Despite this apparent equipoise, the primary analysis from the PATCH trial,4 which identified a twofold increase in 3-month mortality among patients who were transfused with platelets, was highly controversial, in part due to the intrinsic desire for physicians to provide aggressive, rational treatments to patients presenting with intracranial hemorrhage.5 Had PATCH reported that platelet transfusions had no impact on patient outcomes, the finding may have been easier for many stakeholders to accept. The fact that the trial identified harm to patients who were transfused left many experienced physicians uncertain of the findings, and wondering how the provision of platelets to a bleeding patient could worsen outcomes. In an accompanying editorial,5 PATCH was critiqued for a relatively modest enrollment (n = 190), imbalance between the study arms, and stringent inclusion criteria that, as with most clinical trials, made it difficult to judge applicability of the findings to individual, real-world patients. Clinical practice guidelines published by the British Society for Haematology and the American Society of Clinical Oncology after the release of the PATCH data do not make specific, strong recommendations against transfusion in this setting, suggesting that the trial did not significantly change practice.6,7 Nonetheless, the primary analysis was clearly important, as it was the first (and only, to date) randomized clinical trial to address this question. In addition, the harm signal that was identified establishes the need to critically examine the rationale for platelet transfusion in this setting.

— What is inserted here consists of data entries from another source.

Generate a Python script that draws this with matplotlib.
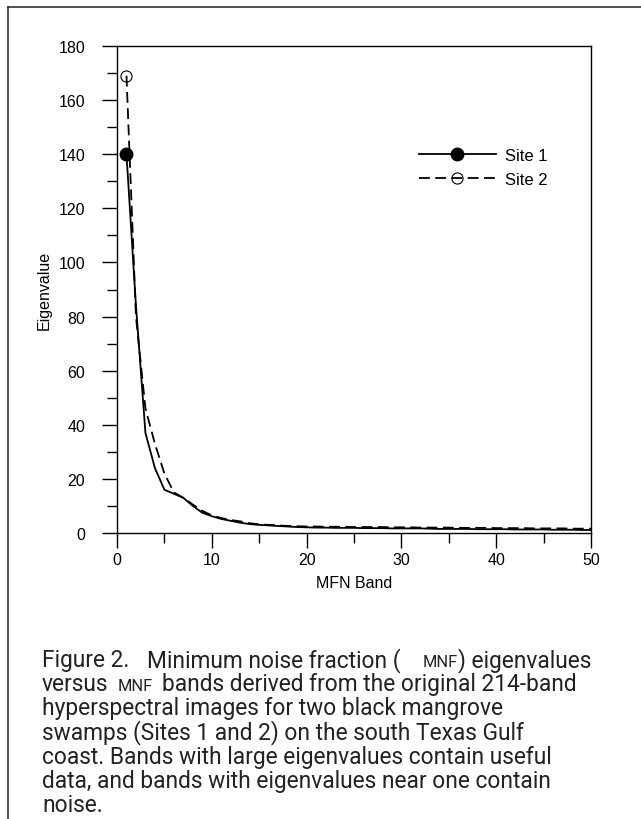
import matplotlib
matplotlib.use("Agg")
import matplotlib.pyplot as plt
from matplotlib.lines import Line2D
from matplotlib.ticker import MultipleLocator

# MNF band index
bands = list(range(1, 51))

# Eigenvalues per MNF band
site1 = [140, 84, 37, 24, 16, 14.5, 13, 10, 7.5, 6.2,
         5.2, 4.5, 3.8, 3.3, 3.0, 2.8, 2.6, 2.4, 2.2, 2.1,
         2.0, 2.0, 1.9, 1.9, 1.9, 1.8, 1.8, 1.8, 1.7, 1.7,
         1.7, 1.7, 1.6, 1.5, 1.5, 1.5, 1.5, 1.4, 1.4, 1.4,
         1.4, 1.3, 1.3, 1.3, 1.3, 1.2, 1.2, 1.2, 1.1, 1.1]
site2 = [169, 80, 46, 33, 22, 15, 13, 10.5, 8.2, 6.5,
         5.5, 4.8, 4.3, 3.6, 3.2, 3.0, 2.8, 2.6, 2.5, 2.4,
         2.4, 2.3, 2.3, 2.3, 2.2, 2.2, 2.2, 2.2, 2.1, 2.1,
         2.1, 2.0, 2.0, 2.0, 2.0, 1.9, 1.9, 1.9, 1.9, 1.8,
         1.8, 1.8, 1.8, 1.7, 1.7, 1.7, 1.7, 1.6, 1.6, 1.6]

series_labels = ["Site 1", "Site 2"]
x_label = "MFN Band"
y_label = "Eigenvalue"

# caption text; "s" pieces are set in small capitals, numbers are gaps in pixels
caption_lines = [
    [("Figure 2.", "b"), 18, ("Minimum noise fraction (", "b"), 22, ("MNF", "s"), (") eigenvalues", "b")],
    [("versus", "b"), 9, ("MNF", "s"), 9, ("bands derived from the original 214-band", "b")],
    [("hyperspectral images for two black mangrove", "b")],
    [("swamps (Sites 1 and 2) on the south Texas Gulf", "b")],
    [("coast. Bands with large eigenvalues contain useful", "b")],
    [("data, and bands with eigenvalues near one contain", "b")],
    [("noise.", "b")],
]

W, H = 641, 820
DPI = 100
plt.rcParams["font.family"] = ["Liberation Sans", "DejaVu Sans"]

fig = plt.figure(figsize=(W / DPI, H / DPI), dpi=DPI)
fig.patch.set_facecolor("white")

# page frame along the top and left edges
fig.add_artist(Line2D([8 / W, 8 / W], [0, 1 - 8 / H], transform=fig.transFigure,
                      color="#333333", lw=1.2))
fig.add_artist(Line2D([8 / W, 1], [1 - 8 / H, 1 - 8 / H], transform=fig.transFigure,
                      color="#333333", lw=1.2))

left, right, top, bottom = 117, 591, 47, 534
aw, ah = right - left, bottom - top
ax = fig.add_axes([left / W, 1 - bottom / H, aw / W, ah / H])

ax.plot(bands, site1, color="black", lw=1.3, marker="o", markevery=[0],
        markersize=9, markerfacecolor="black", label=series_labels[0])
ax.plot(bands, site2, color="black", lw=1.3, ls=(0, (6, 3)), marker="o",
        markevery=[0], markersize=8, markerfacecolor="none", markeredgewidth=0.8,
        label=series_labels[1])

ax.set_xlim(0, 50)
ax.set_ylim(0, 180)
ax.xaxis.set_major_locator(MultipleLocator(10))
ax.xaxis.set_minor_locator(MultipleLocator(5))
ax.yaxis.set_major_locator(MultipleLocator(20))
ax.yaxis.set_minor_locator(MultipleLocator(10))
fs = 11.5
ax.tick_params(which="major", direction="out", length=11, width=1, labelsize=fs)
ax.tick_params(which="minor", direction="out", length=7.5, width=1)
ax.tick_params(axis="x", which="major", pad=3)
ax.tick_params(axis="y", which="major", pad=12)
for sp in ax.spines.values():
    sp.set_linewidth(1)

ax.set_xlabel(x_label, fontsize=fs, va="center")
ax.set_ylabel(y_label, fontsize=fs, va="center")
ax.xaxis.set_label_coords(0.5, -(583 - bottom) / ah)
ax.yaxis.set_label_coords(-(left - 44) / aw, 0.5)

leg = ax.legend(loc="upper left",
                bbox_to_anchor=((419 - left) / aw, 1 - (149 - top) / ah),
                frameon=False, fontsize=12, handlelength=4.6, handletextpad=0.55,
                labelspacing=0.55, borderpad=0, borderaxespad=0, numpoints=1)

# caption, scaled so the first line spans from the page margin to just past the axes
renderer = fig.canvas.get_renderer()
cap_family = ["Roboto", "DejaVu Sans"]
cap_left, cap_right = 42, right + 6


def line_width(pieces, base, small):
    w = 0.0
    for p in pieces:
        if isinstance(p, (int, float)):
            w += p
            continue
        s, kind = p
        t = fig.text(0, 0, s, fontsize=base if kind == "b" else small,
                     family=cap_family, weight="normal")
        w += t.get_window_extent(renderer).width
        t.remove()
    return w


base0 = 14.0
gaps = sum(p for p in caption_lines[0] if isinstance(p, (int, float)))
w0 = line_width(caption_lines[0], base0, base0 * 0.72) - gaps
scale = (cap_right - cap_left - gaps) / w0
big = base0 * scale
small = big * 0.72

y0, dy = 667, 24.2
for i, pieces in enumerate(caption_lines):
    x = cap_left
    y = y0 + i * dy
    for p in pieces:
        if isinstance(p, (int, float)):
            x += p
            continue
        s, kind = p
        t = fig.text(x / W, 1 - y / H, s, fontsize=big if kind == "b" else small,
                     family=cap_family, weight="normal", va="baseline", ha="left",
                     color="#222222")
        x += t.get_window_extent(renderer).width

fig.savefig("out.png", dpi=DPI)
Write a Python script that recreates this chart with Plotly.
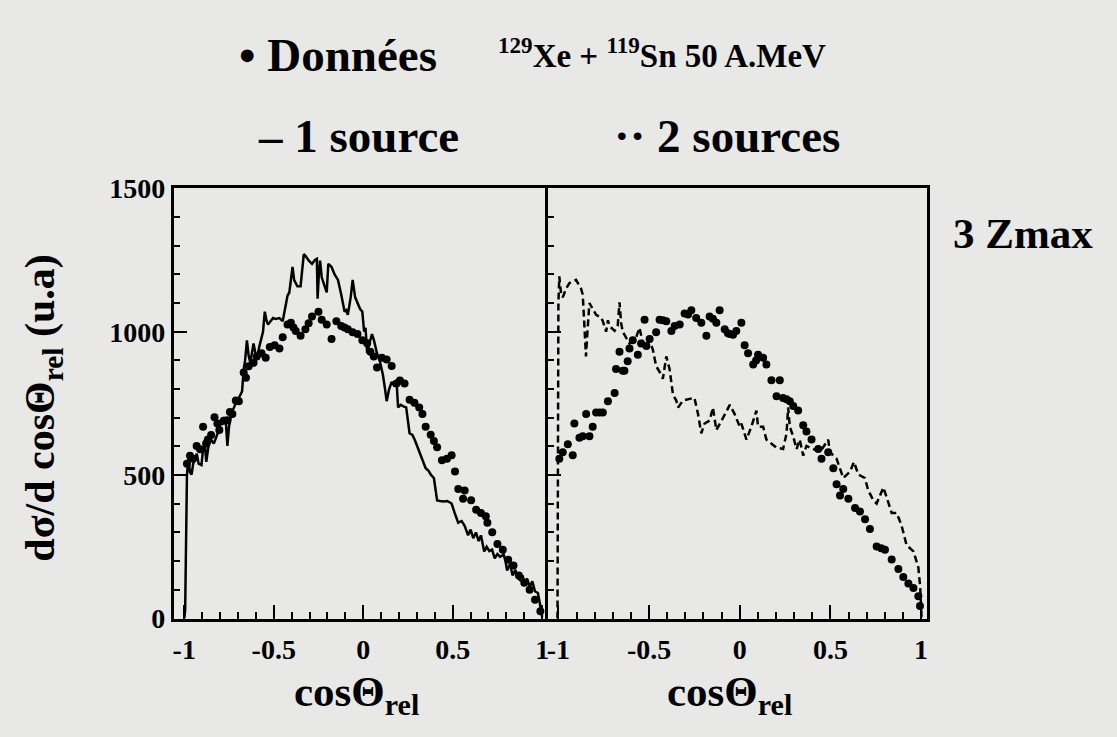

The PATCH trial demonstrated that individuals who received platelet transfusions had greater intracranial hemorrhage volume and perihematomal edema. The secondary analysis in the current issue of Blood assesses whether the increased risk associated with platelet transfusion could be due to potentially proinflammatory effects of platelets or differences in patient characteristics between the trial arms. The investigators found no differences in outcomes observed that were associated with platelet type (apheresis platelets vs buffy coat platelets) or duration of platelet storage. However, the authors show the negative outcomes associated with platelet transfusion could potentially be attributable to a lack of balance between the transfusion arm and the control arm. Patients assigned to the invention group had significantly larger intracerebral hemorrhage, perihematomal edema, and total lesion volume than those in the control group at baseline. In addition, more patients in the transfusion arm were treated with a drug regimen that results in greater platelet inhibition (dual therapy or adenosine 5′-diphosphate inhibitor therapy). These baseline differences may have increased the risk of hemorrhage expansion, irrespective of transfusion strategy, and provide a credible alternative hypothesis for the observed differences in outcomes between the study groups.
Ultimately, determination of the optimal transfusion strategy for patients who develop intracranial hemorrhage while taking antiplatelet drugs will require additional observations on the outcomes of patients who are treated with (or without) platelets, in a wide range of clinical scenarios. Perhaps one lesson from the PATCH trial is that even well-designed and expertly executed clinical trials may only take us part of the way. The best approach to answering complex clinical questions may be identified by analyzing a patchwork of clinical trial data combined with real-world observations via evaluation of large clinical datasets. At present, large quantities of important clinical data are not consistently captured by electronic medical record systems.8 In the future, we hope that the use of well-designed common data models will allow researchers to capture and organize a large amount of clinical data, including transfusion data, so that real-world observations can complement clinical trial data in the search for answers to difficult questions.
Conflict-of-interest disclosure: The authors declare no competing financial interests.